Leave out the pictures and restate the rest of the data exactly.

+ + + +

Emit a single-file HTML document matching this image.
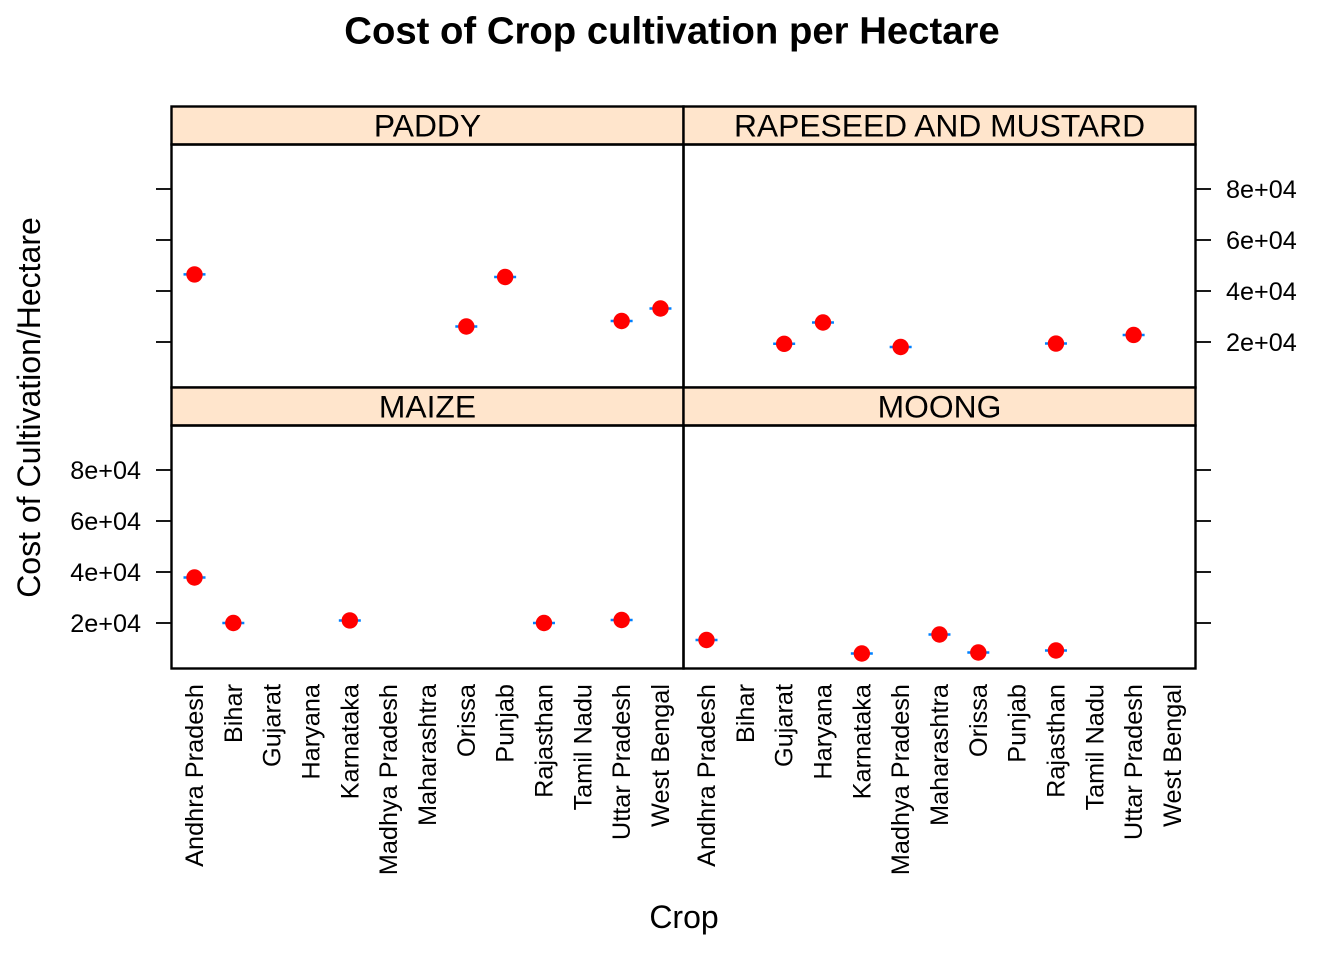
<!DOCTYPE html>
<html>
<head>
<meta charset="utf-8">
<title>Cost of Crop cultivation per Hectare</title>
<style>
html,body{margin:0;padding:0;background:#fff;width:1344px;height:960px;overflow:hidden}
svg{display:block}
text{font-family:"Liberation Sans",Arial,sans-serif;fill:#000}
</style>
</head>
<body>
<svg id="chart" xmlns="http://www.w3.org/2000/svg" width="1344" height="960" viewBox="0 0 1344 960">
<text x="672" y="43.5" font-size="38.3" font-weight="bold" text-anchor="middle">Cost of Crop cultivation per Hectare</text>
<text x="684" y="928" font-size="32" text-anchor="middle">Crop</text>
<text transform="translate(40,407.5) rotate(-90)" font-size="32" text-anchor="middle">Cost of Cultivation/Hectare</text>
</svg>
<script>
const states = ["Andhra Pradesh","Bihar","Gujarat","Haryana","Karnataka","Madhya Pradesh","Maharashtra","Orissa","Punjab","Rajasthan","Tamil Nadu","Uttar Pradesh","West Bengal"];
const yTicks = [20000,40000,60000,80000];
const yTickLabels = ["2e+04","4e+04","6e+04","8e+04"];
const paddyValues = [46500,null,null,null,null,null,null,26080,45490,null,null,28240,33140];
const rapeseedValues = [null,null,19300,27650,null,18040,null,null,null,19400,null,22750,null];
const maizeValues = [37840,20000,null,null,21000,null,null,null,null,20000,null,21180,null];
const moongValues = [13330,null,null,null,8040,null,15490,8430,null,9220,null,null,null];
const panelNames = ["PADDY","RAPESEED AND MUSTARD","MAIZE","MOONG"];

const svg = document.getElementById('chart');
const NS = 'http://www.w3.org/2000/svg';
function make(tag, attrs, parent){
  const el = document.createElementNS(NS, tag);
  for (const k in attrs) el.setAttribute(k, attrs[k]);
  (parent || svg).appendChild(el);
  return el;
}
const COL_LEFT = [171.5, 683.5];
const COL_W = 512;
const ROW_TOP = [106.5, 387.5];
const STRIP_H = 38;
const PANEL_H = 243;
function xScale(col, i){ return COL_LEFT[col] + 23 + i * 38.83; }
function yScale(row, v){ return (row === 0 ? 342 : 623) - (v - 20000) * 51 / 20000; }

const panels = [
  {name: panelNames[0], slug: 'paddy', col: 0, row: 0, values: paddyValues},
  {name: panelNames[1], slug: 'rapeseed', col: 1, row: 0, values: rapeseedValues},
  {name: panelNames[2], slug: 'maize', col: 0, row: 1, values: maizeValues},
  {name: panelNames[3], slug: 'moong', col: 1, row: 1, values: moongValues}
];

panels.forEach(function(p){
  const x0 = COL_LEFT[p.col], t = ROW_TOP[p.row];
  const g = make('g', {});
  
  
  const strip = make('rect', {x: x0, y: t, width: COL_W, height: STRIP_H, fill: '#ffe5cc', stroke: 'none'}, g);
  
  
  const label = make('text', {x: x0 + COL_W / 2, y: t + 30, 'font-size': 31.8, 'text-anchor': 'middle'}, g);
  
  
  label.textContent = p.name;
  p.values.forEach(function(v, i){
    if (v === null) return;
    const cx = xScale(p.col, i), cy = yScale(p.row, v);
    const dash = make('line', {x1: cx - 11, x2: cx + 11, y1: cy, y2: cy, stroke: '#0080ff', 'stroke-width': 2.5}, g);
    
    
    const pt = make('circle', {cx: cx, cy: cy, r: 8.2, fill: '#ff0000'}, g);
    
    
  });
  const box1 = make('rect', {x: x0, y: t, width: COL_W, height: STRIP_H, fill: 'none', stroke: '#000', 'stroke-width': 2.4}, g);
  
  
  const box2 = make('rect', {x: x0, y: t + STRIP_H, width: COL_W, height: PANEL_H, fill: 'none', stroke: '#000', 'stroke-width': 2.4}, g);
  
  
});

// y axis ticks: every row has ticks on both outer sides, labels alternate
[0, 1].forEach(function(row){
  yTicks.forEach(function(v, i){
    const y = yScale(row, v);
    const lt = make('line', {x1: 156, x2: 171.5, y1: y, y2: y, stroke: '#000', 'stroke-width': 1.8});
    
    
    const rt = make('line', {x1: 1195.5, x2: 1211, y1: y, y2: y, stroke: '#000', 'stroke-width': 1.8});
    
    
    const lab = make('text', {
      x: row === 0 ? 1226 : 141,
      y: y + 9,
      'font-size': 25.2,
      'text-anchor': row === 0 ? 'start' : 'end'
    });
    
    
    lab.textContent = yTickLabels[i];
  });
});

// x axis labels, rotated
[0, 1].forEach(function(col){
  states.forEach(function(s, i){
    const x = xScale(col, i) + 8.5;
    const lab = make('text', {
      transform: 'translate(' + x + ',684) rotate(-90)',
      'font-size': 25.3,
      'text-anchor': 'end'
    });
    
    
    lab.textContent = s;
  });
});
</script>
</body>
</html>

+ + + +

> **Exercise result**:
Emit a single-file HTML document matching this image.
<!DOCTYPE html>
<html>
<head>
<meta charset="utf-8">
<title>Cost of Crop cultivation per Hectare</title>
<style>
html,body{margin:0;padding:0;background:#fff;width:1344px;height:960px;overflow:hidden}
svg{display:block}
text{font-family:"Liberation Sans",Arial,sans-serif;fill:#000}
</style>
</head>
<body>
<svg id="chart" xmlns="http://www.w3.org/2000/svg" width="1344" height="960" viewBox="0 0 1344 960">
<text x="672" y="43.5" font-size="38.3" font-weight="bold" text-anchor="middle">Cost of Crop cultivation per Hectare</text>
<text x="684" y="928" font-size="32" text-anchor="middle">Crop</text>
<text transform="translate(40,407.5) rotate(-90)" font-size="32" text-anchor="middle">Cost of Cultivation/Hectare</text>
</svg>
<script>
const states = ["Andhra Pradesh","Bihar","Gujarat","Haryana","Karnataka","Madhya Pradesh","Maharashtra","Orissa","Punjab","Rajasthan","Tamil Nadu","Uttar Pradesh","West Bengal"];
const yTicks = [20000,40000,60000,80000];
const yTickLabels = ["2e+04","4e+04","6e+04","8e+04"];
const paddyValues = [46500,null,null,null,null,null,null,26080,45490,null,null,28240,33140];
const rapeseedValues = [null,null,19300,27650,null,18040,null,null,null,19400,null,22750,null];
const maizeValues = [37840,20000,null,null,21000,null,null,null,null,20000,null,21180,null];
const moongValues = [13330,null,null,null,8040,null,15490,8430,null,9220,null,null,null];
const panelNames = ["PADDY","RAPESEED AND MUSTARD","MAIZE","MOONG"];

const svg = document.getElementById('chart');
const NS = 'http://www.w3.org/2000/svg';
function make(tag, attrs, parent){
  const el = document.createElementNS(NS, tag);
  for (const k in attrs) el.setAttribute(k, attrs[k]);
  (parent || svg).appendChild(el);
  return el;
}
const COL_LEFT = [171.5, 683.5];
const COL_W = 512;
const ROW_TOP = [106.5, 387.5];
const STRIP_H = 38;
const PANEL_H = 243;
function xScale(col, i){ return COL_LEFT[col] + 23 + i * 38.83; }
function yScale(row, v){ return (row === 0 ? 342 : 623) - (v - 20000) * 51 / 20000; }

const panels = [
  {name: panelNames[0], slug: 'paddy', col: 0, row: 0, values: paddyValues},
  {name: panelNames[1], slug: 'rapeseed', col: 1, row: 0, values: rapeseedValues},
  {name: panelNames[2], slug: 'maize', col: 0, row: 1, values: maizeValues},
  {name: panelNames[3], slug: 'moong', col: 1, row: 1, values: moongValues}
];

panels.forEach(function(p){
  const x0 = COL_LEFT[p.col], t = ROW_TOP[p.row];
  const g = make('g', {});
  
  
  const strip = make('rect', {x: x0, y: t, width: COL_W, height: STRIP_H, fill: '#ffe5cc', stroke: 'none'}, g);
  
  
  const label = make('text', {x: x0 + COL_W / 2, y: t + 30, 'font-size': 31.8, 'text-anchor': 'middle'}, g);
  
  
  label.textContent = p.name;
  p.values.forEach(function(v, i){
    if (v === null) return;
    const cx = xScale(p.col, i), cy = yScale(p.row, v);
    const dash = make('line', {x1: cx - 11, x2: cx + 11, y1: cy, y2: cy, stroke: '#0080ff', 'stroke-width': 2.5}, g);
    
    
    const pt = make('circle', {cx: cx, cy: cy, r: 8.2, fill: '#ff0000'}, g);
    
    
  });
  const box1 = make('rect', {x: x0, y: t, width: COL_W, height: STRIP_H, fill: 'none', stroke: '#000', 'stroke-width': 2.4}, g);
  
  
  const box2 = make('rect', {x: x0, y: t + STRIP_H, width: COL_W, height: PANEL_H, fill: 'none', stroke: '#000', 'stroke-width': 2.4}, g);
  
  
});

// y axis ticks: every row has ticks on both outer sides, labels alternate
[0, 1].forEach(function(row){
  yTicks.forEach(function(v, i){
    const y = yScale(row, v);
    const lt = make('line', {x1: 156, x2: 171.5, y1: y, y2: y, stroke: '#000', 'stroke-width': 1.8});
    
    
    const rt = make('line', {x1: 1195.5, x2: 1211, y1: y, y2: y, stroke: '#000', 'stroke-width': 1.8});
    
    
    const lab = make('text', {
      x: row === 0 ? 1226 : 141,
      y: y + 9,
      'font-size': 25.2,
      'text-anchor': row === 0 ? 'start' : 'end'
    });
    
    
    lab.textContent = yTickLabels[i];
  });
});

// x axis labels, rotated
[0, 1].forEach(function(col){
  states.forEach(function(s, i){
    const x = xScale(col, i) + 8.5;
    const lab = make('text', {
      transform: 'translate(' + x + ',684) rotate(-90)',
      'font-size': 25.3,
      'text-anchor': 'end'
    });
    
    
    lab.textContent = s;
  });
});
</script>
</body>
</html>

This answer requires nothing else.